Hillary Touts The COPS Program: Why Let Facts Get In The Way?

If I recall correctly from a chat with Mark Tapscott a long while back, the computer-assisted reporting program at the Heritage Foundation was partially inspired by questions of whether the Clinton-era COPS program was as effective as its backers said. They ran the numbers, trying to scientifically determine if there was any correlation between where COPS grants went, and reductions in crime.

While we’d all like to see an effective anti-crime program, the study found no correlation between the grants and crime reduction. In some places that received grants, crime went down, other places it didn’t; in some places crime went down where there were no COPS grants distributed.
USA Today noticed:

Ten years later, the grant program known as COPS (for Community Oriented Policing Services) has given $10 billion to help more than 12,000 police agencies hire and reassign officers. Politicians and police chiefs across the nation have said that COPS is a big reason for the sharp decline in crime rates that began in the late 1990s.
But now, with the largest buildup of local law enforcement in U.S. history winding down, a less flattering view of the COPS program is emerging: Federal audits of just 3% of all COPS grants have alleged that $277 million was misspent. Tens of thousands of jobs funded by the grants were never filled, or weren’t filled for long, auditors found. And there’s little evidence that COPS was a big factor in reducing crime.
The audits, conducted by the Justice Department’s inspector general and reviewed by USA TODAY, allege that some police agencies wrongly used the hiring grants to cover routine expenses at a time when local budgets were tightening.

But, in an example of how today’s political rhetoric is impervious to facts, the COPS program is still touted as a proven crime-reducer from… well, guess who.

In a major speech to the National League of Cities today, Hillary Clinton called for putting more police officers on America’s streets by restoring funding to the nation’s community policing program after a report last week showed violent crime rising over the last two years.
“As funding for the COPS program has gone down, crime has gone up,” Clinton said. “By boosting funding for community policing we can put more cops on the beat and make our communities safer.” 
A report released by the Police Executive Forum last week found that homicides increased 10 percent and robberies 12 percent from 2004 to 2006. According to FBI data, aggravated assaults with guns rose 10 percent. 
With crime rising in cities across America, Clinton said she would more than double funding for Community Oriented Policing Systems (COPS) to Clinton administration levels of more than $1 billion.
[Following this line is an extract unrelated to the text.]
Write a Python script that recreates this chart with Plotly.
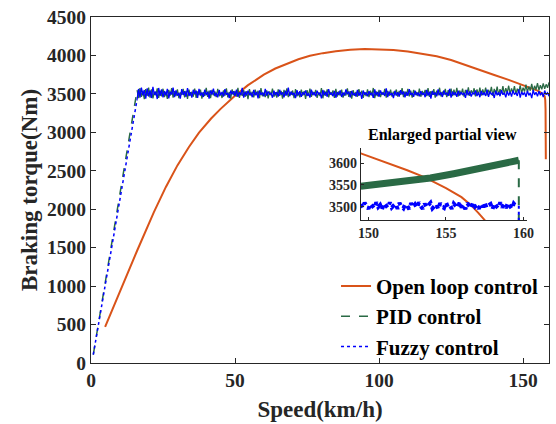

President Bush’s proposed budget slashes COPS funding by 94%, from $541 million in 2007 to $34 million in 2008, and provides no money to hire new police officers. 
Since it was created, the COPS program has funded nearly 118,000 officers in more than 13,000 communities. Between 1994 and 2001, due in part to the COPS grants, violent crime declined by 26 percent and the murder rate fell by 34 percent. An October 2005 Government Accountability Office (GAO) report concluded that for every dollar spent on COPS hiring per resident, crime fell by almost 30 incidents per 100,000 residents.

No, no, no, no, no.She even gets the number of cops wrong.

Research by The Heritage Foundation, U.S. Department of Justice, and the General Accounting Office have all found that COPS failed to come close the 100,000 additional officer goal. Despite funding of $8 billion between fiscal years 1994 to 2000, a 2000 report titled National Evaluation of the COPS Program, by the DOJ, estimates that the number of officers that COPS placed on the streets would, at most, peak at around 57,000 by 2001.

And while I would love to applaud an effective federal anti-crime initiative, we shouldn’t pretend that a connection is there because it’s politically convenient. It just isn’t there:

In response to possible concerns that a simultaneous relationship between violent crime and police expenditures does not exist, Heritage analysts re-estimated the models without lagging the expenditure variables. Due to space limitations, the results in tabular form are not presented. For all three models, none of the COPS grants, including the miscellaneous grants, had a statistically significant relationship with violent crime rates.

This is why policy debates with the Clintons are so infuriating. Instead of acknowledging, “this program has not worked as well as advertised, and we’re open to looking to new ways to fix it,” the Clinton machine just ignores data, research, and facts it finds inconvenient.

What matters to them is not whether the program but works, but that the perception is created that it works and that they get credit for it.